Clausole vessatorie nei contratti: come riconoscerle e contestarle
- avv. Emanuela Zardo

- 1 set
- Tempo di lettura: 2 min
Aggiornamento: 15 set
“Avvocato, ho firmato un contratto con la banca e mi sono accorto che alcune condizioni mi sembrano sproporzionate. Sono obbligato a rispettarle?”
È una domanda che arriva perché le clausole vessatorie sono più diffuse di quanto si pensi. Non solo nei contratti bancari, ma anche in quelli assicurativi, digitali e di fornitura.
Cosa sono le clausole vessatorie
Per clausole vessatorie si intendono quelle condizioni contrattuali che creano un squilibrio significativo tra le parti, a danno del contraente più debole (consumatore o piccola impresa).
Spesso sono inserite in contratti “standard”, predisposti unilateralmente dalla parte più forte: banche, compagnie assicurative, gestori di servizi digitali o grandi fornitori.
Un esempio tipico è la clausola che limita il diritto di recesso del cliente, o che attribuisce al professionista il potere esclusivo di modificare condizioni e costi senza contraddittorio.
Perché sono problematiche
Il problema non è solo di “giustizia contrattuale”. Le clausole vessatorie:
comprimono i diritti del cliente,
trasferiscono rischi o costi in modo sproporzionato,
riducono la possibilità di contestare il contratto.
Nella pratica, generano rapporti contrattuali sbilanciati che possono diventare terreno fertile per contenziosi.
Dove si possono trovare più spesso
Contratti bancari: spese non pattuite, modifiche unilaterali, facoltà di recesso solo per la banca.
Contratti assicurativi: esclusioni di responsabilità poco chiare o sbilanciate.
Contratti digitali: piattaforme che modificano i servizi senza preavviso, limitazioni alla responsabilità anche in caso di disservizi.
Forniture commerciali: penali sproporzionate a carico solo del cliente.
Come riconoscere le clausole vessatorie
Un primo segnale è la presenza di condizioni che sembrano:
eccessivamente favorevoli per la controparte,
poco chiare o scritte in modo da essere difficili da comprendere,
tali da ridurre drasticamente i diritti dell’altra parte.
Un consumatore non è obbligato a “subire” passivamente. La legge riconosce la possibilità di contestare queste clausole, che possono essere dichiarate nulle.
Come contestarle
La tutela si articola in diversi passaggi:
Analisi del contratto – individuare le clausole potenzialmente vessatorie.
Diffida formale – contestare la clausola e chiedere la sua rimozione o la sua disapplicazione.
Ricorso al giudice – in caso di mancato accordo, il tribunale può dichiarare la nullità della clausola.
Tutela collettiva – per contratti diffusi (es. banche, operatori telefonici) esistono azioni promosse da associazioni dei consumatori.
Clausole vessatorie e contratti digitali
Il tema è oggi ancora più attuale nei rapporti online.
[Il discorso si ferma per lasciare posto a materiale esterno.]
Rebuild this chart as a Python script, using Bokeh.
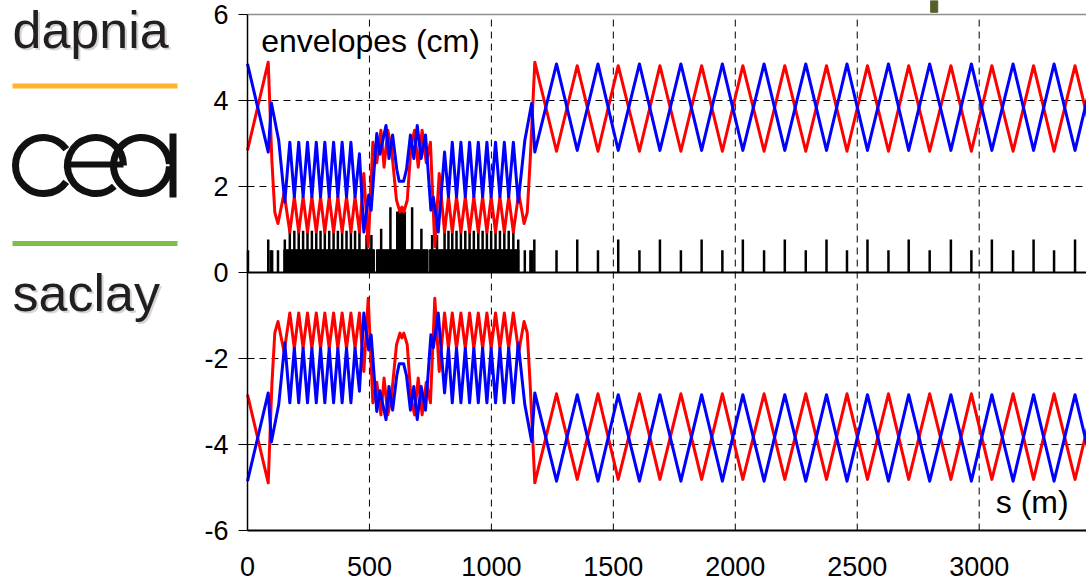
from bokeh.plotting import figure
from bokeh.layouts import row
from bokeh.models import Range1d, FixedTicker, Label
from bokeh.core.properties import value
from bokeh.embed import file_html
from bokeh.resources import INLINE

# ---------------- data ----------------
# blue envelope (upper half; lower half is its mirror image)
blue_s = [0, 85, 98, 128, 153,
          173.5, 192, 210, 228, 246, 264, 282, 299.5, 317, 335, 353, 370.5, 388, 406, 424, 441, 459, 477,
          497, 507, 530, 543, 568, 580, 595, 612, 622, 640, 652, 668, 682, 696, 712, 730, 752, 762, 782,
          808, 824, 839.6, 857, 875, 893, 910.6, 928, 946.3, 964, 981.6, 999, 1017, 1035, 1053, 1071, 1090,
          1110, 1137, 1165, 1178,
          1267, 1352, 1437, 1520, 1607, 1691, 1777, 1862, 1947, 2031, 2118, 2203, 2289, 2374,
          2458, 2542, 2628, 2711, 2797, 2884, 2968, 3052, 3139, 3223, 3307, 3393, 3477]
blue_env = [4.85, 2.80, 3.94, 3.07, 1.64,
            3.03, 1.76, 3.03, 1.76, 3.03, 1.76, 3.03, 1.76, 3.03, 1.76, 3.03, 1.76, 3.03, 1.76, 3.03, 1.76, 2.76, 0.94,
            1.80, 1.45, 3.23, 2.75, 3.42, 2.65, 3.20, 2.40, 2.12, 2.12, 2.40, 3.20, 2.65, 3.42, 2.65, 3.20, 1.45, 1.75, 0.94,
            2.80, 1.76, 3.03, 1.76, 3.03, 1.76, 3.03, 1.76, 3.03, 1.76, 3.03, 1.76, 3.03, 1.76, 3.03, 1.76, 3.03,
            1.64, 3.07, 3.93, 2.80,
            4.85, 2.84, 4.85, 2.84, 4.85, 2.84, 4.85, 2.84, 4.85, 2.84, 4.85, 2.84, 4.85, 2.84,
            4.85, 2.84, 4.85, 2.84, 4.85, 2.84, 4.85, 2.84, 4.85, 2.84, 4.85, 2.84, 4.85]

# red envelope
red_s = [0, 85, 100, 112, 125, 150,
         173.5, 192, 210, 228, 246, 264, 282, 299.5, 317, 335, 353, 370.5, 388, 406, 424, 441, 459,
         477, 495, 514, 530, 547, 560, 575, 590, 611, 625, 633, 641, 655, 670, 685, 700, 716, 733, 750, 768, 786,
         808, 824, 839.6, 857, 875, 893, 910.6, 928, 946.3, 964, 981.6, 999, 1017, 1035, 1053, 1071, 1090,
         1112, 1134, 1147, 1159, 1178,
         1267, 1352, 1437, 1520, 1607, 1691, 1777, 1862, 1947, 2031, 2118, 2203, 2289, 2374,
         2458, 2542, 2628, 2711, 2797, 2884, 2968, 3052, 3139, 3223, 3307, 3393, 3477]
red_env = [2.84, 4.89, 2.60, 1.40, 1.14, 1.85,
           0.94, 1.76, 0.94, 1.76, 0.94, 1.76, 0.94, 1.76, 0.94, 1.76, 0.94, 1.76, 0.94, 1.76, 0.94, 1.76, 0.94,
           2.30, 0.60, 3.03, 2.55, 3.31, 2.45, 3.31, 2.90, 1.68, 1.41, 1.52, 1.41, 1.68, 2.90, 3.31, 2.45, 3.31, 2.55, 3.03, 0.60, 2.30,
           0.94, 1.76, 0.94, 1.76, 0.94, 1.76, 0.94, 1.76, 0.94, 1.76, 0.94, 1.76, 0.94, 1.76, 0.94, 1.76, 0.94,
           1.85, 1.14, 1.40, 2.60, 4.89,
           2.82, 4.81, 2.82, 4.81, 2.82, 4.81, 2.82, 4.81, 2.82, 4.81, 2.82, 4.81, 2.82, 4.81,
           2.82, 4.81, 2.82, 4.81, 2.82, 4.81, 2.82, 4.81, 2.82, 4.81, 2.82, 4.81, 2.82]

# lattice elements (upper panel, black)
cav_left = [149, 529, 745]
cav_right = [521, 740, 1113]
cav_height = [0.53, 0.53, 0.53]
centre_left = [611]
centre_right = [648]
centre_height = [1.41]

quad_s = [2, 85, 95, 101, 125, 153,
          173.5, 192, 210, 228, 246, 264, 282, 299.5, 317, 335, 353, 370.5, 388, 406, 424, 441, 459,
          488, 508, 548, 586, 675, 713, 757, 777,
          808, 824, 839.6, 857, 875, 893, 910.6, 928, 946.3, 964, 981.6, 999, 1017, 1035, 1053, 1071, 1090,
          1110, 1137, 1160, 1166, 1176,
          1267, 1352, 1437, 1520, 1607, 1691, 1777, 1862, 1947, 2031, 2118, 2203, 2289, 2374,
          2458, 2542, 2628, 2711, 2797, 2884, 2968, 3052, 3139, 3223, 3307, 3393]
quad_h = [0.52, 0.77, 0.52, 0.52, 0.52, 0.77,
          0.97, 0.97, 0.97, 0.97, 0.97, 0.97, 0.97, 0.97, 0.97, 0.97, 0.97, 0.97, 0.97, 0.97, 0.97, 0.97, 0.97,
          0.87, 0.87, 1.02, 1.52, 1.52, 1.02, 0.87, 0.87,
          0.97, 0.97, 0.97, 0.97, 0.97, 0.97, 0.97, 0.97, 0.97, 0.97, 0.97, 0.97, 0.97, 0.97, 0.97, 0.97, 0.97,
          0.77, 0.52, 0.52, 0.52, 0.77,
          0.52, 0.77, 0.52, 0.77, 0.52, 0.77, 0.52, 0.77, 0.52, 0.77, 0.52, 0.77, 0.52, 0.77,
          0.52, 0.77, 0.52, 0.77, 0.52, 0.77, 0.52, 0.77, 0.52, 0.77, 0.52, 0.77]

S_MIN, S_MAX = 0, 3440
Y_MIN, Y_MAX = -6, 6
xtick_vals = [0, 500, 1000, 1500, 2000, 2500, 3000]
xtick_labels = ["0", "500", "1000", "1500", "2000", "2500", "3000"]
ytick_vals = [-6, -4, -2, 0, 2, 4, 6]
ytick_labels = ["-6", "-4", "-2", "0", "2", "4", "6"]
xgrid_vals = [500, 1000, 1500, 2000, 2500, 3000]
ygrid_vals = [-4, -2, 2, 4]

FONT = "Liberation Sans"
INK = "#111111"

# ---------------- logo panel (y measured upward, page y = 583 - y) ----------------
logo = figure(width=190, height=583, x_range=Range1d(0, 190), y_range=Range1d(0, 583),
              x_axis_location=None, y_axis_location=None, toolbar_location=None,
              output_backend="svg", min_border_left=0, min_border_right=0,
              min_border_top=0, min_border_bottom=0)
logo.grid.visible = False
logo.outline_line_color = None

for txt, yb in (("dapnia", 554), ("saclay", 291)):
    logo.text(x=[14], y=[yb - 2], text=[txt], text_font=value(FONT), text_font_size="52px",
              text_baseline="alphabetic", text_color="#d6d6d6")
    logo.text(x=[12], y=[yb], text=[txt], text_font=value(FONT), text_font_size="52px",
              text_baseline="alphabetic", text_color="#231f20")

logo.segment(x0=[12], y0=[497.5], x1=[177], y1=[497.5], line_color="#fbb52a", line_width=5)
logo.segment(x0=[12], y0=[340], x1=[177], y1=[340], line_color="#7cc142", line_width=5)

# cea logo
logo.arc(x=[43], y=[418], radius=28, start_angle=0.62, end_angle=5.66,
         direction="anticlock", line_color=INK, line_width=7)
logo.arc(x=[95], y=[418], radius=28, start_angle=0.0, end_angle=5.45,
         direction="anticlock", line_color=INK, line_width=7)
logo.segment(x0=[67], y0=[419], x1=[123], y1=[419], line_color=INK, line_width=6)
logo.arc(x=[141], y=[418], radius=28, start_angle=0.05, end_angle=6.25,
         direction="anticlock", line_color=INK, line_width=7)
logo.segment(x0=[172.5], y0=[386], x1=[172.5], y1=[450], line_color=INK, line_width=7)

# ---------------- main plot ----------------
# the frame fills the whole figure; the axes sit at s = 0 and y = -6
p = figure(width=896, height=583, x_range=Range1d(-233.7, S_MAX), y_range=Range1d(-7.231, 6.325),
           toolbar_location=None, output_backend="svg",
           min_border_left=0, min_border_right=0, min_border_top=0, min_border_bottom=0)
p.outline_line_color = None
p.background_fill_color = "white"
p.grid.visible = False

# dashed grid, solid frame lines
p.segment(x0=xgrid_vals, y0=[Y_MIN] * len(xgrid_vals), x1=xgrid_vals, y1=[Y_MAX] * len(xgrid_vals),
          line_color="black", line_dash="7 5", line_width=1)
p.segment(x0=[S_MIN] * len(ygrid_vals), y0=ygrid_vals, x1=[S_MAX] * len(ygrid_vals), y1=ygrid_vals,
          line_color="black", line_dash="7 5", line_width=1)
p.segment(x0=[S_MIN], y0=[Y_MAX], x1=[S_MAX], y1=[Y_MAX], line_color="#8f8f8f", line_width=1.5)
p.segment(x0=[S_MIN], y0=[0], x1=[S_MAX], y1=[0], line_color="black", line_width=2)

# axes
p.yaxis.fixed_location = S_MIN
p.yaxis.ticker = FixedTicker(ticks=ytick_vals)
p.yaxis.bounds = (Y_MIN, Y_MAX)
p.yaxis.major_label_overrides = {v: s for v, s in zip(ytick_vals, ytick_labels)}
p.yaxis.major_tick_out = 9
p.yaxis.major_tick_in = 0
p.yaxis.minor_tick_out = 0
p.yaxis.minor_tick_in = 0
p.yaxis.axis_line_width = 1.5
p.yaxis.axis_line_color = "black"
p.yaxis.major_tick_line_color = "black"
p.yaxis.major_label_text_font = FONT
p.yaxis.major_label_text_font_size = "27px"
p.yaxis.major_label_text_color = "black"
p.yaxis.major_label_standoff = 10

p.xaxis.fixed_location = Y_MIN
p.xaxis.ticker = FixedTicker(ticks=xtick_vals)
p.xaxis.bounds = (S_MIN, S_MAX)
p.xaxis.major_label_overrides = {v: s for v, s in zip(xtick_vals, xtick_labels)}
p.xaxis.major_tick_out = 0
p.xaxis.major_tick_in = 0
p.xaxis.minor_tick_out = 0
p.xaxis.minor_tick_in = 0
p.xaxis.axis_line_width = 2
p.xaxis.axis_line_color = "black"
p.xaxis.major_label_text_font = FONT
p.xaxis.major_label_text_font_size = "27px"
p.xaxis.major_label_text_color = "black"
p.xaxis.major_label_standoff = 26

# lattice elements
p.quad(left=cav_left, right=cav_right, bottom=[0] * len(cav_left), top=cav_height,
       fill_color="black", line_color="black", line_width=1)
p.quad(left=centre_left, right=centre_right, bottom=[0], top=centre_height,
       fill_color="black", line_color="black", line_width=1)
p.segment(x0=quad_s, y0=[0] * len(quad_s), x1=quad_s, y1=quad_h, line_color="black", line_width=2.5)

# envelopes: upper and mirrored lower
p.line(red_s, red_env, line_color="#ff0000", line_width=3, line_join="round")
p.line(red_s, [-v for v in red_env], line_color="#ff0000", line_width=3, line_join="round")
p.line(blue_s, blue_env, line_color="#0000ff", line_width=3, line_join="round")
p.line(blue_s, [-v for v in blue_env], line_color="#0000ff", line_width=3, line_join="round")

# small mark at the top edge of the slide
mark_left, mark_right, mark_bottom, mark_top = [2801], [2830], [6.05], [6.325]
p.quad(left=mark_left, right=mark_right, bottom=mark_bottom, top=mark_top,
       fill_color="#56612a", line_color="#56612a")

p.add_layout(Label(x=56, y=5.39, text="envelopes (cm)", text_font=FONT, text_font_size="32px",
                   text_baseline="alphabetic", text_color="black"))
p.add_layout(Label(x=3068, y=-5.33, text="s (m)", text_font=FONT, text_font_size="32px",
                   text_baseline="alphabetic", text_color="black"))

layout = row(logo, p)
open("out.html", "w").write(file_html(layout, INLINE))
Le condizioni d’uso di piattaforme, abbonamenti e servizi digitali contengono spesso clausole che:
autorizzano modifiche unilaterali,
limitano la responsabilità del fornitore,
impongono rinunce preventive a diritti.
Il consumatore raramente le legge prima di cliccare “accetto”, ma questo non significa che siano tutte valide.
Conclusione
Le clausole vessatorie sono una realtà concreta in molti contratti della vita quotidiana, dai mutui ai servizi digitali.
Riconoscerle è il primo passo, contestarle è un diritto.
La legge tutela il contraente debole, ma serve consapevolezza e metodo per trasformare questo principio in protezione effettiva.